If you stay in your current mass production project position, you can accumulate a complete set of experience in intelligent driving mass production projects, and you can also move to traditional car companies in the next few years.

But another danger will also come. Once the end-to-end solution is popularized throughout the industry, the technology stack he has accumulated over the years will also face the risk of being eliminated in a few years. "I may have to leave the intelligent driving industry."

Technology division, resource game

In order to switch to the end-to-end project team, engineer Tian Wei started directly with the graduate course on deep learning.

He found a classic course on deep learning and a graphics card, and used the practical courses in the textbook to implement some simple image recognition algorithms. "At least you need to thoroughly understand the knowledge points before you can understand how the model itself works."

After two months of reading and practical training, Tian Wei finally felt that he could understand some end-to-end large model open source code. He has applied to the company to be transferred to the end-to-end project team.

In fact, Tian Wei is not the only one who is anxious. The company where Tian Wei works is even more anxious than him. He told 36Kr that his company is working with a car company to develop a mass production solution for intelligent driving, but there is also a team within the car company that is promoting end-to-end. "The whole company is very anxious and has already started the end-to-end plan."

Tian Wei said that according to the company's understanding, an end-to-end demo can be trained with just 2,000 hours of video data, and this amount of data can be completed in one or two months using 50 vehicles.

But Tian Wei knew that with the company's existing resources, the best they could do was train an end-to-end demo to prove the solution was feasible. There was still a big gap between demo and mass production.

This game of dividing the field of new technology will first be reflected in the division of resources.

Tesla CEO Elon Musk once emphasized the importance of data for end-to-end: "Training with 1 million video cases is barely enough; 2 million is slightly better; 3 million is amazing; and 10 million is incredible."

On the other hand, Musk has also purchased a large number of Nvidia graphics cards for training, saying that by the end of the year, its AI training computing power will be equivalent to 90,000 Nvidia H100 graphics cards. The reserves and demand for computing power are staggering.

This threshold is quite high.

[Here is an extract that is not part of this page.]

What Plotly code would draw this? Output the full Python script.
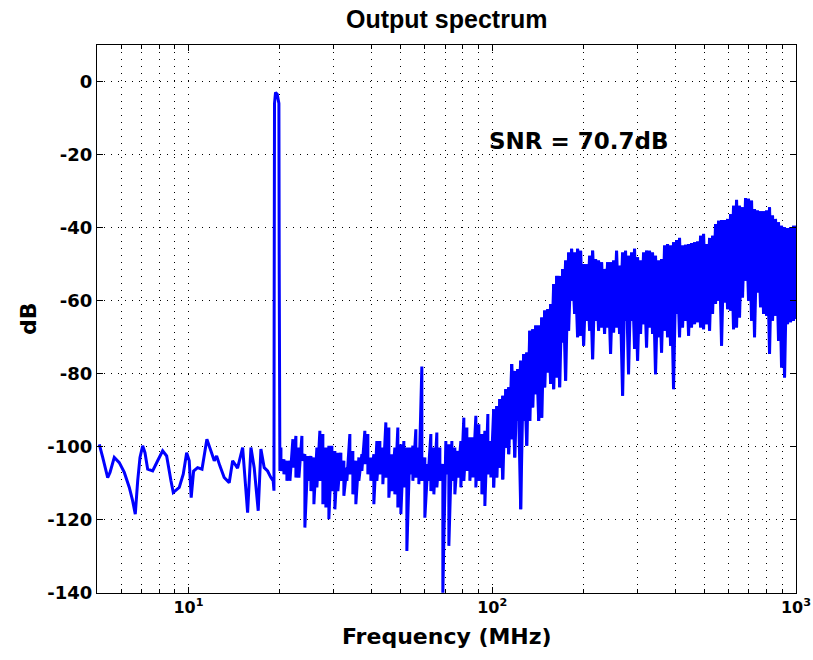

For intelligent driving companies that still have difficulty making money, on the one hand, they do not cooperate with car companies, and it is difficult for intelligent driving companies to collect training data on their own; on the other hand, cloud training chips are hard to find in China, and many car companies are buying them at high prices. "Mass production projects and financing are still unclear, and it is difficult to invest in end-to-end for a long time."

Another intelligent driving engineer also felt helpless. After developing the end-to-end project for half a year, he received a notice from the company to suspend the end-to-end project. The reason was that the company had to focus its energy and resources on developing the current urban mapless intelligent driving solution, and "end-to-end consumes too many resources."

The engineer felt sorry that the end-to-end demo made by his team was already ready for the road. The team was originally aiming to compete with Tesla's FSD, and even spent a lot of effort to build infrastructure such as tool chains. But with the suspension of the company's end-to-end strategy, the team's research and development focus has shifted to the field of robotics.

The new end-to-end technology has not yet been truly implemented in China, but its impact on the reshaping of the talent structure and ecological landscape of the intelligent driving industry has begun to emerge.

Despite this, the leading players will still try their best to squeeze into this disruptive express train, and the era of giants that control data resources, chip resources, and talent resources will come.